■ EXERCISE INSTRUCTIONS
Print exactly the lines below between the line containing "Rebuild this chart" and the line containing "import * as", counting both of those lines. Leave pictures out.

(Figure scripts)
******************************
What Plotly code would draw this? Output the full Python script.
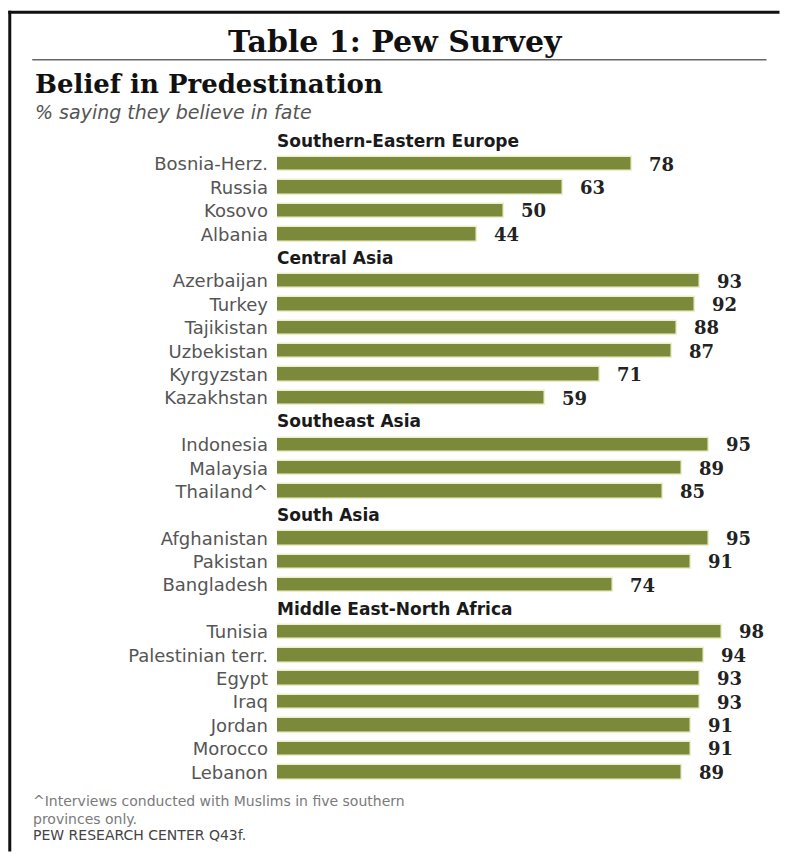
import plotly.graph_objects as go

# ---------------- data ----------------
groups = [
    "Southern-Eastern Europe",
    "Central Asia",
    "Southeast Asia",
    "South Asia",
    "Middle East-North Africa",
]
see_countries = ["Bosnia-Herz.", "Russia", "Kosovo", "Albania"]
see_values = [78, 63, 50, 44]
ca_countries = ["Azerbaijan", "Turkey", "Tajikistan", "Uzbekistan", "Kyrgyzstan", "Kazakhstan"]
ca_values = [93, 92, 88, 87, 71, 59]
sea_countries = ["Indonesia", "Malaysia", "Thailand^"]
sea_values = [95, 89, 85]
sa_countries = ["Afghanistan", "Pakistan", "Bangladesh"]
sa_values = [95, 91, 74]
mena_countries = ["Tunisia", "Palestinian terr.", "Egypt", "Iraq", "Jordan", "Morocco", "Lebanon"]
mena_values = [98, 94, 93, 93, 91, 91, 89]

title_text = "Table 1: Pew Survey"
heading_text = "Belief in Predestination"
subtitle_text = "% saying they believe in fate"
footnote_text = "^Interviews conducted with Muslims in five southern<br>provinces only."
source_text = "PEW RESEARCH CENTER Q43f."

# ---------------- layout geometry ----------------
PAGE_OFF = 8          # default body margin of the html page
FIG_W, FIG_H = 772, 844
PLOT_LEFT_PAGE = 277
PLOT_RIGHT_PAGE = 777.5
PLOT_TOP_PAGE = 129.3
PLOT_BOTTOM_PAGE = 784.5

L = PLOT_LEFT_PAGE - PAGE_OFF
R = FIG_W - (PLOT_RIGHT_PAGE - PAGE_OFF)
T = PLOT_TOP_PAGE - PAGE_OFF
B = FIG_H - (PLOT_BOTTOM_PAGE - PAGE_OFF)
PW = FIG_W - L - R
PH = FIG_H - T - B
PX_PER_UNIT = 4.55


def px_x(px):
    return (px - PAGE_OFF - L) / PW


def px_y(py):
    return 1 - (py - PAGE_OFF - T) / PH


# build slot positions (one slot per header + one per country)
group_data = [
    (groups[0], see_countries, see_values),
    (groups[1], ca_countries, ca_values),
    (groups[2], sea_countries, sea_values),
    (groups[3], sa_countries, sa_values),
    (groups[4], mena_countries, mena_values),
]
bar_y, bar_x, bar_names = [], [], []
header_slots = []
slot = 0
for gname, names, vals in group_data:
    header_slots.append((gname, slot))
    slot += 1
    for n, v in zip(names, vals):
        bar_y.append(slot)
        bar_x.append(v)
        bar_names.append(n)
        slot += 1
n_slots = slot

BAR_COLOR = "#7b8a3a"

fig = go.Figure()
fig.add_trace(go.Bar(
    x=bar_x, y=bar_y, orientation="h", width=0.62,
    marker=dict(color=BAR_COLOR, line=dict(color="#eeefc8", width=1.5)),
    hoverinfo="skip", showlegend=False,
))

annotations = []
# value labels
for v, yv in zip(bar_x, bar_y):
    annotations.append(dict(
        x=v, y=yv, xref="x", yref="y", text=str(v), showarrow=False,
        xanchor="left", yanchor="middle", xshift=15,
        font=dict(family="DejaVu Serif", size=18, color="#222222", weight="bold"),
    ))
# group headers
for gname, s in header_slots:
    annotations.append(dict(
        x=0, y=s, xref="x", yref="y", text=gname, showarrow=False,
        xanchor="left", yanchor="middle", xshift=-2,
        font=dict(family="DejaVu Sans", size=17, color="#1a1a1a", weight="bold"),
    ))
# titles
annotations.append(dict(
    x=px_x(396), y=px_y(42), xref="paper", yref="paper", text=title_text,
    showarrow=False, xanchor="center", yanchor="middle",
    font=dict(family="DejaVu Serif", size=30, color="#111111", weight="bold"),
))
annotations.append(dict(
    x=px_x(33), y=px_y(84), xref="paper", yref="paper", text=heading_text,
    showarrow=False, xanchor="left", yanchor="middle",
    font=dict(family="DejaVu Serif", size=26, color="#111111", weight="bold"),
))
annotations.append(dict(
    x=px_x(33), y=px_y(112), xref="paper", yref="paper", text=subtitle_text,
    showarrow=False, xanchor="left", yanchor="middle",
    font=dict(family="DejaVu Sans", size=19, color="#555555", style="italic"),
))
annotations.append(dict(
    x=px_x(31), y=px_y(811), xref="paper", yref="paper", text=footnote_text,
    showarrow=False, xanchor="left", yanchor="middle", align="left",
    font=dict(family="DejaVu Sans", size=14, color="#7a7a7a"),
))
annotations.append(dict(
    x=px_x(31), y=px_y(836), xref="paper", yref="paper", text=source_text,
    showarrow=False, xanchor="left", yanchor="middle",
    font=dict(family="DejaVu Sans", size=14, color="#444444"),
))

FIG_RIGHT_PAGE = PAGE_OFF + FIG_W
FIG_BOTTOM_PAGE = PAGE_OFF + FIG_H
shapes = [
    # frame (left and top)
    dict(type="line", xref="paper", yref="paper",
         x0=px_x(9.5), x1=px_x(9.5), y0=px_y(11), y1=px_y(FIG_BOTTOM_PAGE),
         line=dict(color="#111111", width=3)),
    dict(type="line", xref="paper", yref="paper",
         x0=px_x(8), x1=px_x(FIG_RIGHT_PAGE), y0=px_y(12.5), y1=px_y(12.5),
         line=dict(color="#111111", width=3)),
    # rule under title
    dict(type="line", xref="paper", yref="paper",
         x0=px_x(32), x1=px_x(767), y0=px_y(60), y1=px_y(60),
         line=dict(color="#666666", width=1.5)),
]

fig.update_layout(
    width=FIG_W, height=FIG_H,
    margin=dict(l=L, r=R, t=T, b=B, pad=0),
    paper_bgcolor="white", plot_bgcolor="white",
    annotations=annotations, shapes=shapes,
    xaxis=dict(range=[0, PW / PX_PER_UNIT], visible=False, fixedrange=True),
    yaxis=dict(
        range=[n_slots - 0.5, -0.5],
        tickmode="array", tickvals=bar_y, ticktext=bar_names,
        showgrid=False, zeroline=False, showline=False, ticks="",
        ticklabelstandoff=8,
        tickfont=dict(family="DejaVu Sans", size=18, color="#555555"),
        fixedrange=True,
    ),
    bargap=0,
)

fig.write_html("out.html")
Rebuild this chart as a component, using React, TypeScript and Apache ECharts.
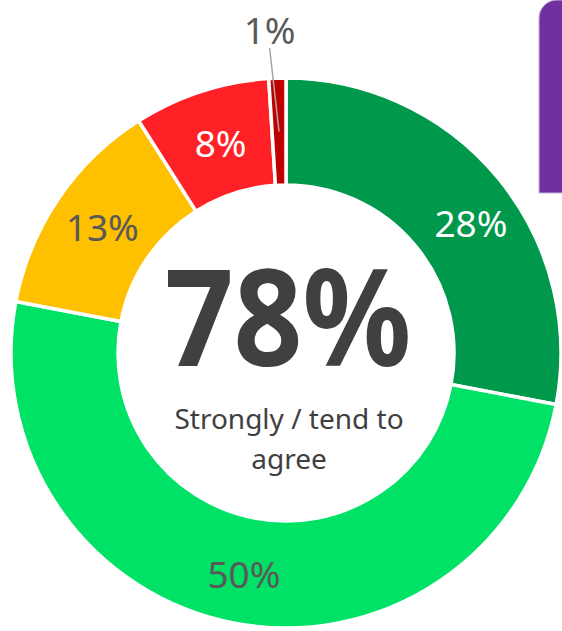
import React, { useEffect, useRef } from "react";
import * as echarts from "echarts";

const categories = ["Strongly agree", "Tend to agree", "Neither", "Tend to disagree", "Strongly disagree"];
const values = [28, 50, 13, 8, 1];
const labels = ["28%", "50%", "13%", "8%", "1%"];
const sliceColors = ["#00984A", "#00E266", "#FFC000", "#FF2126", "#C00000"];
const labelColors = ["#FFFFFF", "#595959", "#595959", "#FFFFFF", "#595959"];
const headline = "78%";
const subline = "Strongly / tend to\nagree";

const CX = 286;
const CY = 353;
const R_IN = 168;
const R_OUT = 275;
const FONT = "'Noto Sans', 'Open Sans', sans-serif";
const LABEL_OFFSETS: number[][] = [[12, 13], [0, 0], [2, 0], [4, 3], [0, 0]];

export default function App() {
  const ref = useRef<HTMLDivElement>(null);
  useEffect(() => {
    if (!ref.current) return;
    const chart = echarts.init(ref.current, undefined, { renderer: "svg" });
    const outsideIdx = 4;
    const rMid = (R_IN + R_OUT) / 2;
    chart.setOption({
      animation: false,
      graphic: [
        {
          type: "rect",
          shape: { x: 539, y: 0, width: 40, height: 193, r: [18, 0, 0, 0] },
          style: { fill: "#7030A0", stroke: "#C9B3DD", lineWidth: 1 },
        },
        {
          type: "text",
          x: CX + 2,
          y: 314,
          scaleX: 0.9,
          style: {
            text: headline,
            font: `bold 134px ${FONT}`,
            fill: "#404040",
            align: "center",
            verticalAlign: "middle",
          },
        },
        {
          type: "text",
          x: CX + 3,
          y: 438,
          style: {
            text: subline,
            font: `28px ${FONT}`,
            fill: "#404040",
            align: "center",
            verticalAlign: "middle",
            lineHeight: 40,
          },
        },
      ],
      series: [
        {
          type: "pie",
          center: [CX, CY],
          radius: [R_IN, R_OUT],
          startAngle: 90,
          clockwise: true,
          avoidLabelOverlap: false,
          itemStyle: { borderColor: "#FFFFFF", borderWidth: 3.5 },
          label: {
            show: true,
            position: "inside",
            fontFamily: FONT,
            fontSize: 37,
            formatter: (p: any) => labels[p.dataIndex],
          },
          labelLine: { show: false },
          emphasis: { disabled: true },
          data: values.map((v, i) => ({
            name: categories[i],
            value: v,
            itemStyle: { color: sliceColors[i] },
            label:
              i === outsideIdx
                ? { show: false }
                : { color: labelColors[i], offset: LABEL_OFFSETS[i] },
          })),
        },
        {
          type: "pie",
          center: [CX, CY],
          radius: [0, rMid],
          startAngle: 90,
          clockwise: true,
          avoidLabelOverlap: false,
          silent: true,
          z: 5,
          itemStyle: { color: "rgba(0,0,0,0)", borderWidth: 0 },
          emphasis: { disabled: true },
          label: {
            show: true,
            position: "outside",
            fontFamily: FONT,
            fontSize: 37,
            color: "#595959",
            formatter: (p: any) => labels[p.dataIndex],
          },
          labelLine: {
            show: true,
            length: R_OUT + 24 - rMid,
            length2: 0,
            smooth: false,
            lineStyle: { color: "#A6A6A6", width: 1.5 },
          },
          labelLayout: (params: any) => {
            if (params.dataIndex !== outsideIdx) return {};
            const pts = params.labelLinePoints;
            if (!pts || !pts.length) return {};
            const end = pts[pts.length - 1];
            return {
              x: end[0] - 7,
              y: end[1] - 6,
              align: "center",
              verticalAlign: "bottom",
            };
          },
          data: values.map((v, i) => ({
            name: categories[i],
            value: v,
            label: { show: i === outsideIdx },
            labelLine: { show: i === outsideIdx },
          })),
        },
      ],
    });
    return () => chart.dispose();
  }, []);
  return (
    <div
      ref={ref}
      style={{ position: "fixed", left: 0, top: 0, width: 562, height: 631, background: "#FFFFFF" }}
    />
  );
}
******************************
■ OUTPUT FOR THIS EXERCISE
Rebuild this chart as a component, using React, TypeScript and Apache ECharts.
import React, { useEffect, useRef } from "react";
import * as echarts from "echarts";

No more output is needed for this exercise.